I'm half tempted to leave that plug alone but I'm not that guy anymore. Besides, it's likely been skipped before because of this very reason. This plug isn't seen from the bottom either. The A arm and the a/c bracket is in the way, can't get a
Socket let alone my hand in there, just for the shits and giggles, I'll try to get a picture of this.
 
I have a old 5/8 spark plug socket I am thinking of making into a socket for my engine, its going to be hard to change my plugs. I am going to cut it off short and then take a die grinder and ground the rachet square out so the socket will slide over the porcelain of the plug.
 
I have a old 5/8 spark plug socket I am thinking of making into a socket for my engine, its going to be hard to change my plugs. I am going to cut it off short and then take a die grinder and ground the rachet square out so the socket will slide over the porcelain of the plug.

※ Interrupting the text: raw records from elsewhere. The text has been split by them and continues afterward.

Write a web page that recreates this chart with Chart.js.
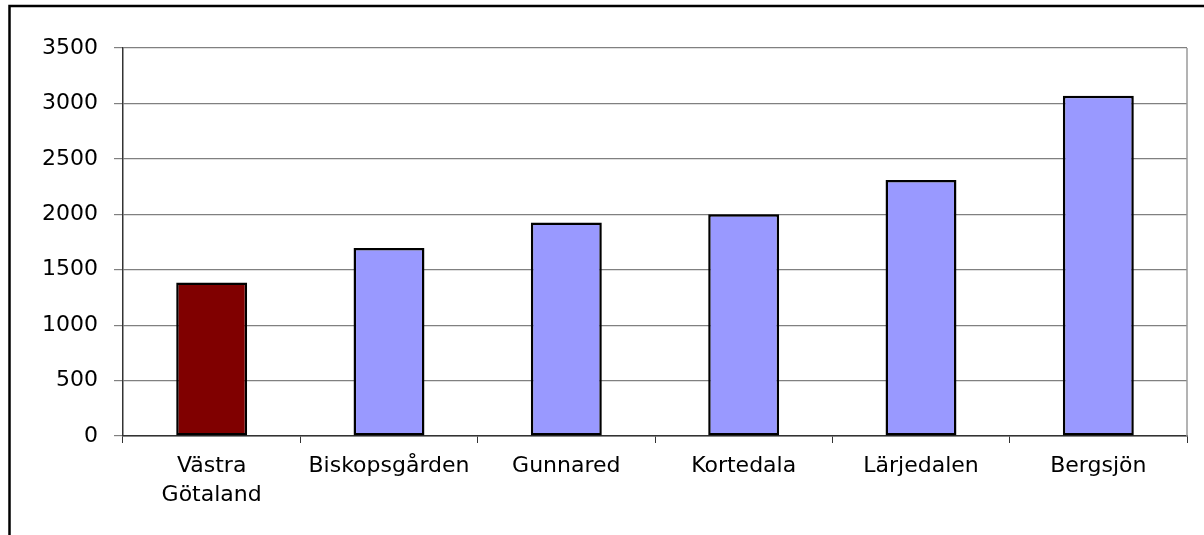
<!DOCTYPE html>
<html>
<head>
<meta charset="utf-8">
<script src="https://cdn.jsdelivr.net/npm/chart.js@4/dist/chart.umd.min.js"></script>
<style>
  html, body { margin: 0; padding: 0; background: #fff; }
  #wrap { width: 1204px; height: 535px; position: relative; }
</style>
</head>
<body>
<div id="wrap"><canvas id="chart"></canvas></div>
<script>
// data
const categories = [['Västra', 'Götaland'], 'Biskopsgården', 'Gunnared', 'Kortedala', 'Lärjedalen', 'Bergsjön'];
const values = [1385, 1695, 1925, 2000, 2310, 3070];
const yMin = 0;
const yMax = 3500;
const yStep = 500;

const FONT = { family: '"DejaVu Sans", sans-serif', size: 22 };

// outer frame (left + top) and the grey right edge of the plot area
const framePlugin = {
  id: 'frame',
  afterDraw(chart) {
    const { ctx, chartArea: a } = chart;
    ctx.save();
    ctx.strokeStyle = '#9a9a9a';
    ctx.lineWidth = 1.5;
    ctx.beginPath();
    ctx.moveTo(a.right, a.top);
    ctx.lineTo(a.right, a.bottom);
    ctx.stroke();

    ctx.strokeStyle = '#000';
    ctx.lineWidth = 2.5;
    ctx.beginPath();
    ctx.moveTo(9.5, chart.height + 5);
    ctx.lineTo(9.5, 6);
    ctx.lineTo(chart.width + 5, 6);
    ctx.stroke();
    ctx.restore();
  }
};

new Chart(document.getElementById('chart'), {
  type: 'bar',
  data: {
    labels: categories,
    datasets: [{
      data: values,
      backgroundColor: c => c.dataIndex === 0 ? '#800000' : '#9999ff',
      borderColor: '#000',
      borderWidth: 2.5,
      borderSkipped: false,
      barPercentage: 0.4,
      categoryPercentage: 1
    }]
  },
  options: {
    responsive: true,
    maintainAspectRatio: false,
    animation: false,
    layout: { padding: { top: 48, right: 17, left: 0, bottom: 0 } },
    plugins: {
      legend: { display: false },
      tooltip: { enabled: false }
    },
    scales: {
      x: {
        grid: {
          offset: true,
          drawOnChartArea: false,
          drawTicks: true,
          tickLength: 7,
          tickColor: '#333'
        },
        border: { color: '#333', width: 1.5 },
        ticks: {
          color: '#000',
          font: { ...FONT, lineHeight: 1.32 },
          padding: 9,
          maxRotation: 0,
          autoSkip: false
        },
        afterFit: s => { s.height = 99; }
      },
      y: {
        min: yMin,
        max: yMax,
        grid: {
          color: '#808080',
          lineWidth: 1.2,
          tickLength: 9,
          tickColor: '#808080'
        },
        border: { color: '#333', width: 1.5 },
        ticks: {
          stepSize: yStep,
          color: '#000',
          font: FONT,
          padding: 16,
          callback: v => String(v)
        },
        afterFit: s => { s.width = 123; }
      }
    }
  },
  plugins: [framePlugin]
});
</script>
</body>
</html>
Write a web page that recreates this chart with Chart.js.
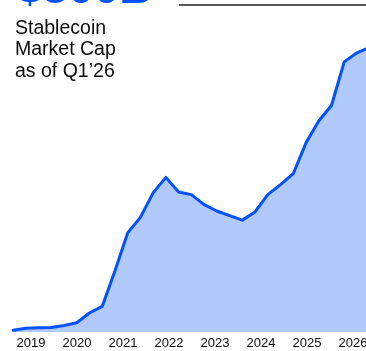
<!DOCTYPE html>
<html><head><meta charset="utf-8">
<script src="https://cdn.jsdelivr.net/npm/chart.js@4"></script>
<style>
html,body{margin:0;padding:0;width:366px;height:351px;overflow:hidden;background:#fff;}
#wrap{position:absolute;left:0;top:0;width:400px;height:354px;}
#big{position:absolute;left:17px;top:-36px;font:bold 46px "Liberation Sans",Arial,sans-serif;color:#0052ff;line-height:46px;white-space:nowrap;}
#rule{position:absolute;left:179px;top:4px;width:200px;height:2px;background:#5a5a5a;}
#label{position:absolute;left:15px;top:16.7px;font:19.5px "Liberation Sans",Arial,sans-serif;line-height:21.7px;color:#0a0b0d;white-space:nowrap;}
</style>
</head><body>
<div id="wrap"><canvas id="c"></canvas></div>
<div id="big">$300B</div>
<div id="rule"></div>
<div id="label">Stablecoin<br>Market Cap<br>as of Q1’26</div>
<script>
const quarters = ["Q1 2019","Q2 2019","Q3 2019","Q4 2019","Q1 2020","Q2 2020","Q3 2020","Q4 2020",
  "Q1 2021","Q2 2021","Q3 2021","Q4 2021","Q1 2022","Q2 2022","Q3 2022","Q4 2022",
  "Q1 2023","Q2 2023","Q3 2023","Q4 2023","Q1 2024","Q2 2024","Q3 2024","Q4 2024",
  "Q1 2025","Q2 2025","Q3 2025","Q4 2025","Q1 2026"];
const marketCapB = [1.9,4.1,4.6,5.0,7.2,10.2,20.9,28.1,
  67,109,126,153,170,154,151,140,
  133,128,123,132,151,162,174,208,
  232,249,297,307,313];
const yearTicks = [2019,2020,2021,2022,2023,2024,2025,2026];

new Chart(document.getElementById('c'), {
  type: 'line',
  data: {
    labels: quarters,
    datasets: [{
      data: marketCapB,
      borderColor: '#0052ff',
      backgroundColor: '#b1c9fd',
      borderWidth: 3,
      fill: 'origin',
      tension: 0,
      pointRadius: 0,
      borderJoinStyle: 'round',
      borderCapStyle: 'round',
      xAxisID: 'x',
      yAxisID: 'y'
    }]
  },
  options: {
    responsive: true,
    maintainAspectRatio: false,
    animation: false,
    layout: { padding: { left: 13, right: 30.3, top: 0, bottom: 0 } },
    plugins: { legend: { display: false }, tooltip: { enabled: false } },
    scales: {
      x: { type: 'category', display: false },
      years: {
        type: 'linear',
        position: 'bottom',
        min: yearTicks[0] - 18/46,
        max: yearTicks[0] - 18/46 + 356.7/46,
        grid: { display: false },
        border: { display: false },
        afterBuildTicks: (s) => { s.ticks = yearTicks.map(v => ({ value: v })); },
        afterFit: (s) => { s.height = 22; },
        ticks: {
          padding: -4,
          color: '#0a0b0d',
          font: { family: '"Liberation Sans", Arial, sans-serif', size: 13 },
          maxRotation: 0,
          autoSkip: false,
          callback: (v) => String(v)
        }
      },
      y: { display: false, min: 0, max: 365 }
    }
  }
});
</script>
</body></html>
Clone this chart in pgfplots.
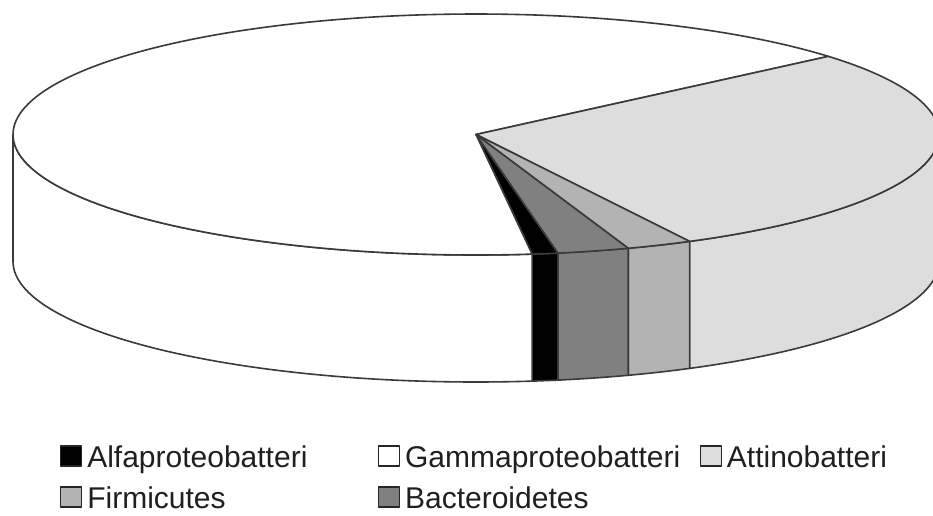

After you're done can you post pictures?
 
You can never have too many tools Grumpy.
Homemade tools are often best & to be proud of because you made them yourself.
 
Yeah sure, I am faced with having to unbolt my headers each time I pull the plugs.
I guess that's about on par with removing the a/c compressor brackets. I'm just not use to seeing large pre-smog year cars with space issues. I had a 75 Chevy Monza with a factory 305 V8 that I had to unbolt the right side motor mount and raise the motor a couple of inches to get at one plug.